I feel this on myself. When is the last time you looked at something new and asked yourself – how does it work? And sat to think about it and find out by trial and error. Kids start out being really curious. A small child really wonders how things work and sets out to try to understand things, usually by trail and error. Along the way, we lose that. Seth Godin wrote:

We often forget to teach kids to be curious. A student who has no perceived math ability, or illegible handwriting or the inability to sit still for five minutes gets immediate and escalating attention. The student with no curiosity, on the other hand, is no problem at all. Lumps are easily managed.

Same thing is true for most of the people we hire. We’d like them to follow instructions, not ask questions, not question the status quo.

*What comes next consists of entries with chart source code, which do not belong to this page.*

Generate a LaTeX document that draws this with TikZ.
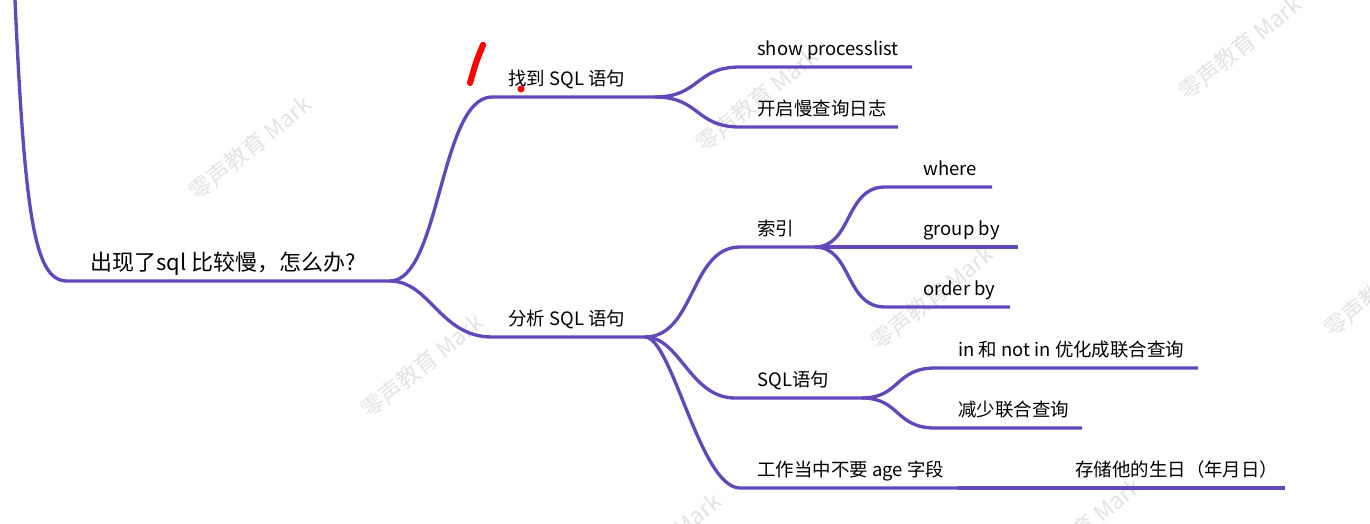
\documentclass[tikz,border=0pt]{standalone}
\usepackage{fontspec}
\setmainfont{Noto Sans CJK SC}
\definecolor{limbcol}{RGB}{98,72,186}
\begin{document}
\begin{tikzpicture}[x=0.02cm,y=-0.02cm,
  every node/.style={black,inner sep=0pt,anchor=base west,font=\fontsize{10.5}{12}\selectfont},
  limb/.style={line width=1.9pt,draw=limbcol},
  wmark/.style={anchor=center,rotate=39,text=black!11,font=\fontsize{13}{14}\selectfont}]
  \useasboundingbox (0,0) rectangle (1370,524);
  % watermarks
  \foreach \wx/\wy [count=\i] in {250/148,757/100,1240/48,932/298,422/366,1385/285,660/545,1080/530}
    \node[wmark] (wm\i) at (\wx,\wy) {零声教育 Mark};
  % root
  \coordinate (top) at (15,0);
  \coordinate (rootL) at (67,281);
  \coordinate (rootR) at (390,281);
  \draw[limb] (top) .. controls (25,220) and (35,281) .. (rootL) -- (rootR);
  \node[font=\fontsize{12.5}{14}\selectfont] (root) at (90,270) {出现了sql 比较慢，怎么办?};
  % find the statement
  \coordinate (findL) at (492,97);
  \coordinate (findR) at (655,97);
  \draw[limb] (rootR) .. controls (440,281) and (440,97) .. (findL) -- (findR);
  \node (find) at (508,85) {找到 SQL 语句};
  \coordinate (showL) at (740,67);
  \coordinate (showR) at (912,67);
  \draw[limb] (findR) .. controls (700,97) and (695,67) .. (showL) -- (showR);
  \node (show) at (757,55) {show processlist};
  \coordinate (slowL) at (740,127);
  \coordinate (slowR) at (898,127);
  \draw[limb] (findR) .. controls (700,97) and (695,127) .. (slowL) -- (slowR);
  \node (slow) at (757,115) {开启慢查询日志};
  % analyse the statement
  \coordinate (anaL) at (492,337);
  \coordinate (anaR) at (645,337);
  \draw[limb] (rootR) .. controls (430,281) and (440,337) .. (anaL) -- (anaR);
  \node (ana) at (508,325) {分析 SQL 语句};
  % index
  \coordinate (idxL) at (740,247);
  \coordinate (idxR) at (815,247);
  \draw[limb] (anaR) .. controls (695,337) and (690,247) .. (idxL) -- (idxR);
  \node (idx) at (757,235) {索引};
  \coordinate (whereL) at (885,187);
  \coordinate (whereR) at (992,187);
  \coordinate (groupR) at (1018,247);
  \coordinate (orderL) at (885,307);
  \coordinate (orderR) at (1010,307);
  \draw[limb] (idxR) .. controls (852,247) and (845,187) .. (whereL) -- (whereR);
  \draw[limb] (idxR) -- (groupR);
  \draw[limb] (idxR) .. controls (852,247) and (845,307) .. (orderL) -- (orderR);
  \node (where) at (923,175) {where};
  \node (group) at (923,235) {group by};
  \node (order) at (923,295) {order by};
  % statement
  \coordinate (stmtL) at (735,398);
  \coordinate (stmtR) at (862,398);
  \draw[limb] (anaR) .. controls (680,337) and (690,398) .. (stmtL) -- (stmtR);
  \node (stmt) at (757,386) {SQL语句};
  \coordinate (inL) at (935,368);
  \coordinate (inR) at (1198,368);
  \coordinate (lessL) at (935,428);
  \coordinate (lessR) at (1082,428);
  \draw[limb] (stmtR) .. controls (900,398) and (895,368) .. (inL) -- (inR);
  \draw[limb] (stmtR) .. controls (900,398) and (895,428) .. (lessL) -- (lessR);
  \node (in) at (958,356) {in 和 not in 优化成联合查询};
  \node (less) at (958,416) {减少联合查询};
  % age field
  \coordinate (ageL) at (740,488);
  \coordinate (ageR) at (958,488);
  \coordinate (birthR) at (1285,488);
  \draw[limb] (anaR) .. controls (672,337) and (700,488) .. (ageL) -- (ageR);
  \draw[limb] (ageR) -- (birthR);
  \node (age) at (757,476) {工作当中不要 age 字段};
  \node (birth) at (1075,476) {存储他的生日（年月日）};
  % red pen marks
  \draw[red,line width=3.5pt,line cap=round] (483,45) .. controls (476,62) .. (470,83);
  \fill[red] (521,89) circle (2pt);
\end{tikzpicture}
\end{document}
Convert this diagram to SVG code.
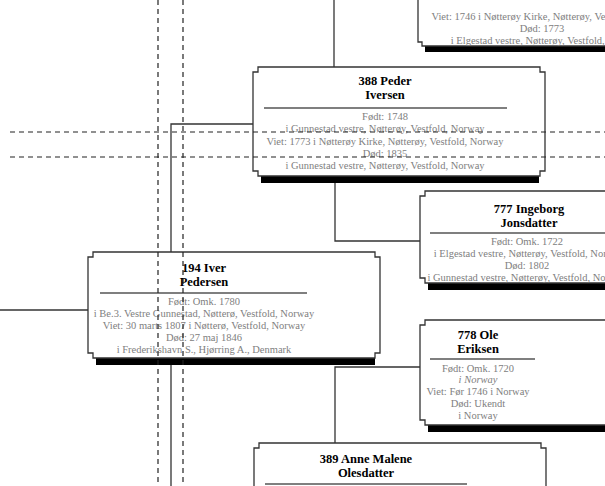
<svg xmlns="http://www.w3.org/2000/svg" width="605" height="486" viewBox="0 0 605 486">
<style>
.box{fill:#fff;stroke:#333;stroke-width:1.3}
.sh{fill:#000}
.con{fill:none;stroke:#333;stroke-width:1.3}
.dash{fill:none;stroke:#222;stroke-width:1.2;stroke-dasharray:5 4}
.nm{font-family:"Liberation Serif",serif;font-size:12.5px;font-weight:bold;fill:#000;text-anchor:middle}
.dt{font-family:"Liberation Serif",serif;font-size:10.5px;fill:#808080;text-anchor:middle}
.rule{stroke:#000;stroke-width:1.2}
</style>
<rect width="605" height="486" fill="#fff"/>
<g id="connectors">
<path class="con" d="M334,0 V67"/>
<path class="con" d="M253,124 H171 V486"/>
<path class="con" d="M335,183 V241 H420"/>
<path class="con" d="M335,443 V367 H420"/>
<path class="con" d="M0,310 H88"/>
</g>
<g id="n0">
<rect class="sh" x="425" y="46" width="180" height="6"/>
<path class="box" d="M418,-5 V42 H422 V46 H610 V-5 Z"/>
<text class="dt" x="550" y="20">Viet: 1746 i Nøtterøy Kirke, Nøtterøy, Vestfold, Norway</text>
<text class="dt" x="542" y="32">Død: 1773</text>
<text class="dt" x="546" y="44">i Elgestad vestre, Nøtterøy, Vestfold, Norway</text>
</g>
<g id="n388">
<rect class="sh" x="261" y="176" width="278" height="7"/>
<path class="box" d="M258,67 H540 V72 H545 V171 H540 V176 H258 V171 H253 V72 H258 Z"/>
<text class="nm" x="385" y="85">388 Peder</text>
<text class="nm" x="385" y="99">Iversen</text>
<line class="rule" x1="264" y1="108" x2="507" y2="108"/>
<text class="dt" x="385" y="120">Født: 1748</text>
<text class="dt" x="385" y="132">i Gunnestad vestre, Nøtterøy, Vestfold, Norway</text>
<text class="dt" x="385" y="145">Viet: 1773 i Nøtterøy Kirke, Nøtterøy, Vestfold, Norway</text>
<text class="dt" x="385" y="157">Død: 1835</text>
<text class="dt" x="385" y="169">i Gunnestad vestre, Nøtterøy, Vestfold, Norway</text>
</g>
<g id="n777">
<rect class="sh" x="428" y="283" width="177" height="7"/>
<path class="box" d="M425,191 H610 V283 H425 V278 H420 V196 H425 Z"/>
<text class="nm" x="529" y="213">777 Ingeborg</text>
<text class="nm" x="529" y="227">Jonsdatter</text>
<line class="rule" x1="430" y1="233" x2="605" y2="233"/>
<text class="dt" x="527" y="245">Født: Omk. 1722</text>
<text class="dt" x="529" y="257">i Elgestad vestre, Nøtterøy, Vestfold, Norway</text>
<text class="dt" x="527" y="269">Død: 1802</text>
<text class="dt" x="527" y="281">i Gunnestad vestre, Nøtterøy, Vestfold, Norway</text>
</g>
<g id="n194">
<rect class="sh" x="96" y="358" width="279" height="7"/>
<path class="box" d="M93,252 H375 V257 H380 V353 H375 V358 H93 V353 H88 V257 H93 Z"/>
<text class="nm" x="204" y="272">194 Iver</text>
<text class="nm" x="204" y="286">Pedersen</text>
<line class="rule" x1="100" y1="293" x2="307" y2="293"/>
<text class="dt" x="204" y="305">Født: Omk. 1780</text>
<text class="dt" x="204" y="317">i Be.3. Vestre Gunnestad, Nøtterø, Vestfold, Norway</text>
<text class="dt" x="204" y="329">Viet: 30 marts 1807 i Nøtterø, Vestfold, Norway</text>
<text class="dt" x="204" y="341">Død: 27 maj 1846</text>
<text class="dt" x="204" y="353">i Frederikshavn S., Hjørring A., Denmark</text>
</g>
<g id="n778">
<rect class="sh" x="428" y="425" width="177" height="7"/>
<path class="box" d="M425,320 H610 V425 H425 V420 H420 V325 H425 Z"/>
<text class="nm" x="478" y="339">778 Ole</text>
<text class="nm" x="478" y="353">Eriksen</text>
<line class="rule" x1="430" y1="359" x2="535" y2="359"/>
<text class="dt" x="478" y="372">Født: Omk. 1720</text>
<text class="dt" x="478" y="383" font-style="italic">i Norway</text>
<text class="dt" x="478" y="395">Viet: Før 1746 i Norway</text>
<text class="dt" x="478" y="407">Død: Ukendt</text>
<text class="dt" x="478" y="419">i Norway</text>
</g>
<g id="n389">
<path class="box" d="M259,443 H541 V448 H546 V495 H254 V448 H259 Z"/>
<text class="nm" x="366" y="463">389 Anne Malene</text>
<text class="nm" x="366" y="477">Olesdatter</text>
<line class="rule" x1="265" y1="484" x2="467" y2="484"/>
</g>
<g id="pagebreaks">
<path class="dash" d="M158,0 V486 M183,0 V486 M10,132 H605 M10,157 H605"/>
</g>
</svg>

Godin and Myer talk about the same thing. And I think that our “impatience with irresolution” is not only an issue in studying math problems. It represents a problem in our business world and a problem with how we manage people and relationships. As I have written before a couple of times, people think in events and not in processes. We sometimes neglect to see the long-term effects of how something happening right now can affect the future. It is another facet of short-term thinking.

So, managers don’t invest in the little things, don’t resist the temptation to give answers , strive for efficiency instead of effectiveness and use too many rules that don’t require our employees to develop and use judgment.

We need to re-integrate patience into our lives. As Myer says, it starts with the way we educate our children. But it continues with the way we manage our businesses.